During my tests I have never chosen to go for a conversion to utf8mb4 and have not faced any problem ( yet )

Now a bit confused ...

Link to comment
Share on other sites

Do we have to convert to  UTF8MB4  ?

No. The scenarios are:

  • MySQL <= 5.1
    • You cannot use UTF8MB4 at all
  • MySQL >= 5.5
    • UTF8. Certain characters (like certain Emoji) won’t be supported and could cause problems in earlier releases. Therefore the most recent version now warns you about this when you try to include such characters.
    • UTF8MB4: You are free to use any characters. 
Edited by Ralf H.
Link to comment
Share on other sites

Which is kind of odd as utf8mb4 is the default if you install a fresh copy of IPS4 - it's clearly the way forward. I've converted my DB to utf8mb4 yesterday and it was a real pain to get everything right.

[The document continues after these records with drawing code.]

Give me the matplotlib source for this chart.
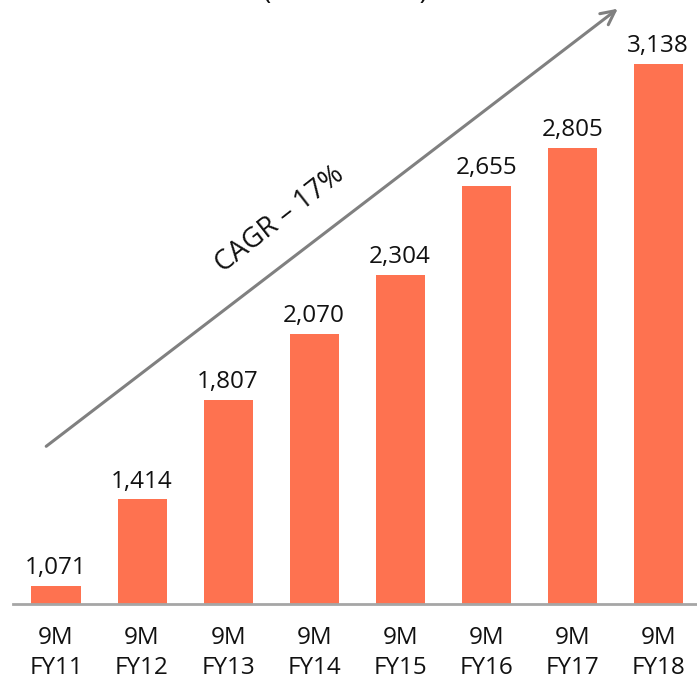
import matplotlib.pyplot as plt

# 9M revenue by fiscal year
periods = ['9M\nFY11', '9M\nFY12', '9M\nFY13', '9M\nFY14',
           '9M\nFY15', '9M\nFY16', '9M\nFY17', '9M\nFY18']
values = [1071, 1414, 1807, 2070, 2304, 2655, 2805, 3138]
value_labels = ['1,071', '1,414', '1,807', '2,070', '2,304', '2,655', '2,805', '3,138']
cagr_text = 'CAGR \u2013 17%'
unit_text = '(Rs. in Crore)'

plt.rcParams['font.family'] = ['Open Sans', 'DejaVu Sans']

W, H = 697, 685
fig = plt.figure(figsize=(W / 100, H / 100), dpi=100)

# axes: left edge at 13px, bottom at 604px, top at figure top
ax = fig.add_axes([13 / W, (H - 604) / H, (W - 13) / W, 604 / H])
x = list(range(len(values)))
ax.bar(x, values, width=0.57, color='#FE7250', zorder=2)
ax.set_xlim(-0.5, 7.45)
ax.set_ylim(1000, 1000 + 604 / 0.2526)

for xi, v, lab in zip(x, values, value_labels):
    ax.text(xi, v + 70, lab, ha='center', va='center', fontsize=17.5, color='#111111')

# category labels under the axis (two lines, bottom one clipped by the edge)
for xi, lab in zip(x, periods):
    top, bottom = lab.split('\n')
    ax.text(xi, 1000 - 34 / 0.2526, top, ha='center', va='center', fontsize=17.5,
            color='#111111')
    ax.text(xi, 1000 - 64 / 0.2526, bottom, ha='center', va='center', fontsize=17.5,
            color='#111111')

for s in ['top', 'right', 'left']:
    ax.spines[s].set_visible(False)
ax.spines['bottom'].set_color('#A6A6A6')
ax.spines['bottom'].set_linewidth(2)
ax.set_xticks([])
ax.set_yticks([])

# growth arrow (figure pixel coords, origin bottom-left)
ax.annotate('', xy=(620, H - 7), xytext=(44, H - 448),
            xycoords='figure pixels', textcoords='figure pixels',
            arrowprops=dict(arrowstyle='->,head_length=1.0,head_width=0.5',
                            color='#808080', lw=2.2))
fig.text(280 / W, (H - 220) / H, cagr_text, rotation=38, ha='center', va='center',
         fontsize=20, color='#111111', rotation_mode='anchor')

# unit note, mostly cut off by the top edge
fig.text(345 / W, (H + 1) / H, unit_text, ha='center', va='baseline', fontsize=20,
         color='#111111')

fig.savefig('out.png', dpi=100)
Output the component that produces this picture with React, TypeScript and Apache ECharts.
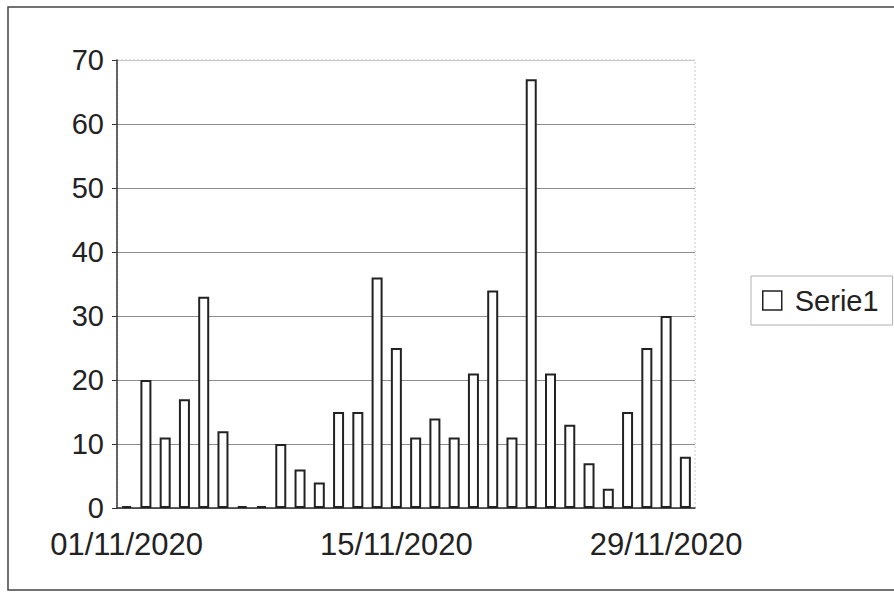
import React, { useEffect, useRef } from "react";
import * as echarts from "echarts";

const categories: string[] = [
  "01/11/2020", "02/11/2020", "03/11/2020", "04/11/2020", "05/11/2020",
  "06/11/2020", "07/11/2020", "08/11/2020", "09/11/2020", "10/11/2020",
  "11/11/2020", "12/11/2020", "13/11/2020", "14/11/2020", "15/11/2020",
  "16/11/2020", "17/11/2020", "18/11/2020", "19/11/2020", "20/11/2020",
  "21/11/2020", "22/11/2020", "23/11/2020", "24/11/2020", "25/11/2020",
  "26/11/2020", "27/11/2020", "28/11/2020", "29/11/2020", "30/11/2020",
];

const serie1: number[] = [
  0, 20, 11, 17, 33, 12, 0, 0, 10, 6,
  4, 15, 15, 36, 25, 11, 14, 11, 21, 34,
  11, 67, 21, 13, 7, 3, 15, 25, 30, 8,
];

const seriesName = "Serie1";
const yMin = 0;
const yMax = 70;
const yStep = 10;

const FONT = '"Liberation Sans", Arial, sans-serif';

export default function App() {
  const ref = useRef<HTMLDivElement>(null);

  useEffect(() => {
    if (!ref.current) return;
    const chart = echarts.init(ref.current, undefined, { renderer: "svg" });
    chart.setOption({
      animation: false,
      backgroundColor: "#ffffff",
      textStyle: { fontFamily: FONT },
      graphic: [
        {
          type: "rect",
          shape: { x: 8, y: 7, width: 900, height: 583 },
          style: { fill: "none", stroke: "#444", lineWidth: 1.5 },
          silent: true,
        },
        {
          type: "rect",
          shape: { x: 117, y: 60, width: 578, height: 448 },
          style: { fill: "none", stroke: "#c8c8c8", lineWidth: 1, lineDash: [2, 2] },
          silent: true,
          z: -1,
        },
      ],
      grid: { left: 117, right: 199, top: 60, bottom: 87, containLabel: false },
      legend: {
        data: [seriesName],
        left: 751,
        top: 276,
        orient: "vertical",
        icon: "rect",
        itemWidth: 19,
        itemHeight: 19,
        itemGap: 0,
        padding: [10, 14, 10, 11],
        borderColor: "#b0b0b0",
        borderWidth: 1,
        itemStyle: { color: "#ffffff", borderColor: "#222", borderWidth: 1.5 },
        textStyle: { fontSize: 29, color: "#222", fontFamily: FONT, padding: [0, 0, 0, 8] },
      },
      xAxis: {
        type: "category",
        data: categories,
        axisLine: { show: true, lineStyle: { color: "#333", width: 1.5 } },
        axisTick: { show: false },
        axisLabel: {
          interval: 13,
          fontSize: 31,
          color: "#222",
          margin: 21,
          fontFamily: FONT,
        },
        splitLine: { show: false },
      },
      yAxis: {
        type: "value",
        min: yMin,
        max: yMax,
        interval: yStep,
        axisLine: { show: true, lineStyle: { color: "#333", width: 1.5 } },
        axisTick: { show: true, length: 5, inside: false, lineStyle: { color: "#333" } },
        axisLabel: { fontSize: 29, color: "#222", margin: 13, fontFamily: FONT },
        splitLine: {
          show: true,
          lineStyle: {
            color: ["#8c8c8c", "#8c8c8c", "#8c8c8c", "#8c8c8c", "#8c8c8c", "#8c8c8c", "#8c8c8c", "#c8c8c8"],
            width: 1.2,
          },
        },
      },
      series: [
        {
          name: seriesName,
          type: "bar",
          data: serie1,
          barWidth: 11,
          barMinHeight: 2,
          itemStyle: { color: "#ffffff", borderColor: "#222", borderWidth: 2 },
        },
      ],
    });
    return () => chart.dispose();
  }, []);

  return (
    <div
      ref={ref}
      style={{ position: "fixed", left: 0, top: 0, width: 894, height: 595 }}
    />
  );
}
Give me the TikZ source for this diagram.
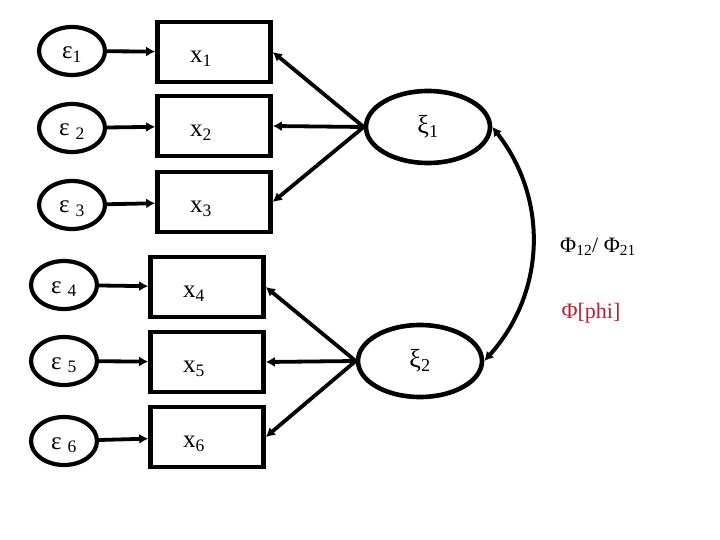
\documentclass[tikz,border=0pt]{standalone}
\usepackage{fontspec}
\setmainfont{Liberation Serif}
\usepackage{tikz}
\usetikzlibrary{positioning,arrows.meta,shapes.geometric}
\definecolor{phired}{RGB}{190,30,45}
\tikzset{
  patharrow/.style={-{Latex[length=9pt,width=10pt]}, line width=3.8pt},
  covarrow/.style={{Latex[length=9pt,width=10pt]}-{Latex[length=9pt,width=10pt]}, line width=4pt},
  errnode/.style={draw, ellipse, line width=4.2pt, minimum width=66pt, minimum height=48pt, inner sep=0pt, text height=17pt, text depth=1pt, font=\fontsize{25}{28}\selectfont},
  obsbox/.style={draw, line width=4.6pt, minimum width=113pt, minimum height=60pt, inner sep=0pt},
  obslabel/.style={font=\fontsize{25}{28}\selectfont, xshift=-13pt, yshift=-7pt},
  latent/.style={draw, ellipse, line width=4.6pt, minimum width=124pt, minimum height=72pt, inner sep=0pt, font=\fontsize{26}{28}\selectfont},
  covlabel/.style={font=\fontsize{22}{26}\selectfont}
}

\begin{document}
\begin{tikzpicture}[x=1pt, y=-1pt, >=Latex]
  \useasboundingbox (0,0) rectangle (720,540);
  % error terms
  \node[errnode] (e1) at (72,51) {ε\textsubscript{1}};
  \node[errnode] (e2) at (72,128) {ε \textsubscript{2}};
  \node[errnode] (e3) at (72,205) {ε \textsubscript{3}};
  \node[errnode] (e4) at (64,285) {ε \textsubscript{4}};
  \node[errnode] (e5) at (64,361) {ε \textsubscript{5}};
  \node[errnode] (e6) at (64,441) {ε \textsubscript{6}};
  % observed variables
  \node[obsbox, label={[obslabel]center:x\textsubscript{1}}] (x1) at (214,52) {};
  \node[obsbox, label={[obslabel]center:x\textsubscript{2}}] (x2) at (214,126) {};
  \node[obsbox, label={[obslabel]center:x\textsubscript{3}}] (x3) at (214,202) {};
  \node[obsbox, label={[obslabel]center:x\textsubscript{4}}] (x4) at (207,287) {};
  \node[obsbox, label={[obslabel]center:x\textsubscript{5}}] (x5) at (207,362) {};
  \node[obsbox, label={[obslabel]center:x\textsubscript{6}}] (x6) at (207,437) {};
  % latent factors
  \node[latent] (xi1) at (428,127) {ξ\textsubscript{1}};
  \node[latent] (xi2) at (420,361) {ξ\textsubscript{2}};
  \node[covlabel] (phi) at (598,247) {Φ\textsubscript{12}/ Φ\textsubscript{21}};
  \node[covlabel, text=phired] (phiname) at (591,313) {Φ[phi]};
  \foreach \i in {1,...,6} \draw[patharrow] (e\i) -- (x\i);
  \foreach \i in {1,2,3} \draw[patharrow] (xi1.west) -- (x\i.east);
  \foreach \i in {4,5,6} \draw[patharrow] (xi2.west) -- (x\i.east);
  \draw[covarrow] (xi1.east) to[bend left=40] (xi2.east);
\end{tikzpicture}
\end{document}
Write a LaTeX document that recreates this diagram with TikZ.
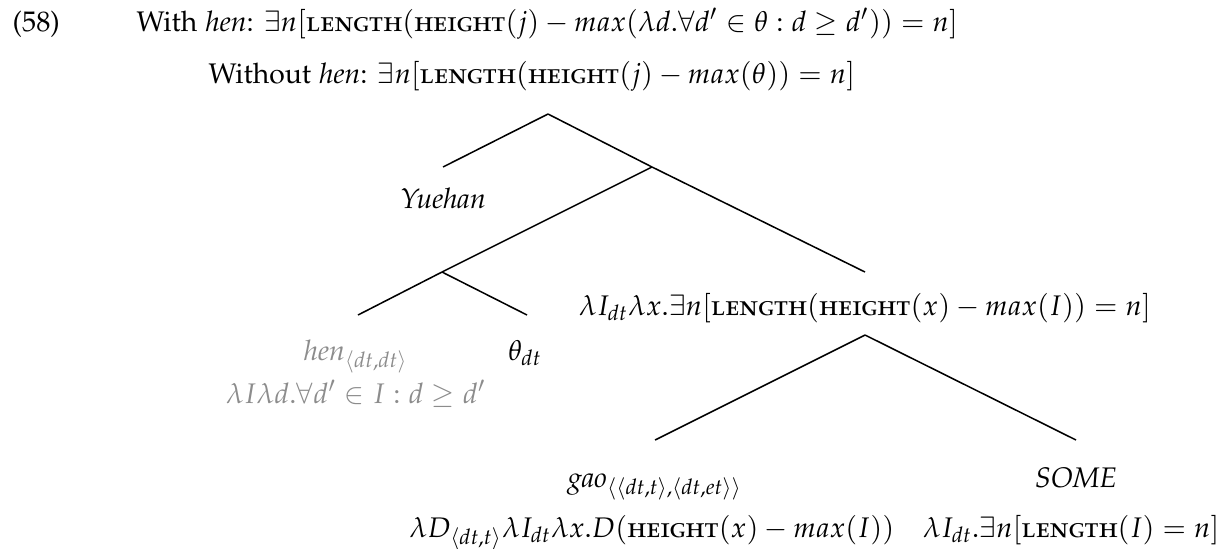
\documentclass[tikz,border=0pt]{standalone}
\usepackage[T1]{fontenc}
\usepackage[sc]{mathpazo}
\usepackage{amsmath}
\usetikzlibrary{positioning}
\definecolor{hengrey}{HTML}{8C8C8C}
\newcommand{\lenf}{\textsc{length}}
\newcommand{\hgtf}{\textsc{height}}
\tikzset{
  every picture/.style={line width=0.5pt, x=0.01266cm, y=-0.01266cm},
  lbl/.style={inner sep=0pt, font=\fontsize{10.2}{12}\selectfont},
  greylbl/.style={lbl, text=hengrey},
  branch/.style={draw=black, line width=0.55pt},
}
\begin{document}
\begin{tikzpicture}
  \useasboundingbox (0,0) rectangle (1224,548);
  % example number and the two readings
  \node[lbl, anchor=base west] (ex) at (12,31) {(58)};
  \node[lbl, anchor=base west] (withhen) at (136,31) {With \textit{hen}: $\exists n[\lenf(\hgtf(j) - max(\lambda d.\forall d' \in \theta : d \geq d')) = n]$};
  \node[lbl, anchor=base west] (without) at (208,83) {Without \textit{hen}: $\exists n[\lenf(\hgtf(j) - max(\theta)) = n]$};
  % tree junctions
  \coordinate (root) at (548,114);
  \coordinate (vp) at (652,167);
  \coordinate (degp) at (442,272);
  \coordinate (apt) at (865,335);
  % leaf tops
  \coordinate (yuehan-top) at (443,167);
  \coordinate (hen-top) at (358,315);
  \coordinate (theta-top) at (527,315);
  \coordinate (apt-top) at (865,272);
  \coordinate (gao-top) at (655,440);
  \coordinate (some-top) at (1076,440);
  % labels
  \node[lbl, anchor=base] (yuehan) at (443,208) {\textit{Yuehan}};
  \node[greylbl, anchor=base] (hen) at (356,360) {\textit{hen}$_{\langle dt,dt\rangle}$};
  \node[greylbl, anchor=base] (hensem) at (356,403) {$\lambda I\lambda d.\forall d' \in I : d \geq d'$};
  \node[lbl, anchor=base] (theta) at (525,360) {$\theta_{dt}$};
  \node[lbl, anchor=base] (aptsem) at (865,315) {$\lambda I_{dt}\lambda x.\exists n[\lenf(\hgtf(x) - max(I)) = n]$};
  \node[lbl, anchor=base] (gao) at (655,487) {\textit{gao}$_{\langle\langle dt,t\rangle,\langle dt,et\rangle\rangle}$};
  \node[lbl, anchor=base] (some) at (1076,487) {\textit{SOME}};
  \node[lbl, anchor=base] (gaosem) at (652,537) {$\lambda D_{\langle dt,t\rangle}\lambda I_{dt}\lambda x.D(\hgtf(x) - max(I))$};
  \node[lbl, anchor=base east] (somesem) at (1220,537) {$\lambda I_{dt}.\exists n[\lenf(I) = n]$};
  % branches
  \draw[branch] (root) -- (yuehan-top);
  \draw[branch] (root) -- (vp);
  \draw[branch] (vp) -- (degp);
  \draw[branch] (vp) -- (apt-top);
  \draw[branch] (degp) -- (hen-top);
  \draw[branch] (degp) -- (theta-top);
  \draw[branch] (apt) -- (gao-top);
  \draw[branch] (apt) -- (some-top);
\end{tikzpicture}
\end{document}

Can you give any information about the conversion> Scripts, location of information?

Link to comment
Share on other sites

I just checked my live site which was and an upgrade from 3.x, and all the tables are utf8.

I just checked my development site as it was a fresh install, and there was a mixture of utf8, and utf8mb4.

All tables that start with a ipf_ are utf8, and all the others are utf8mb4. Shouldn't all the tables be utf8mb4 ?

2015-06-17_7-07-25.thumb.jpg.15594f52e2a

Link to comment
Share on other sites

Sorry, there is currently no converter between UTF8's. My best suggestion at your current time is to restore your 3.x backup and start over to ensure everything is properly done.

That's just not an acceptable answer for those of us that were early adopters of IPB 4. You actually want us to loose months of user data. This should have been taken care of when IPB moved from utf8_unicode_ci to utf8mb4_unicode_ci . We trust IPS to do what is right to keep their clients up to date with the latest releases. If the latest releases IPB has had a default character set change there should be a way for IPS's paid clients to benefit from that change, and advancing along with everyone else on the same playing field.

It seems to me that IPS should jump ahead of this and create a conversion script for its clients. This not only fixes future problems, but will also lessen support tickets.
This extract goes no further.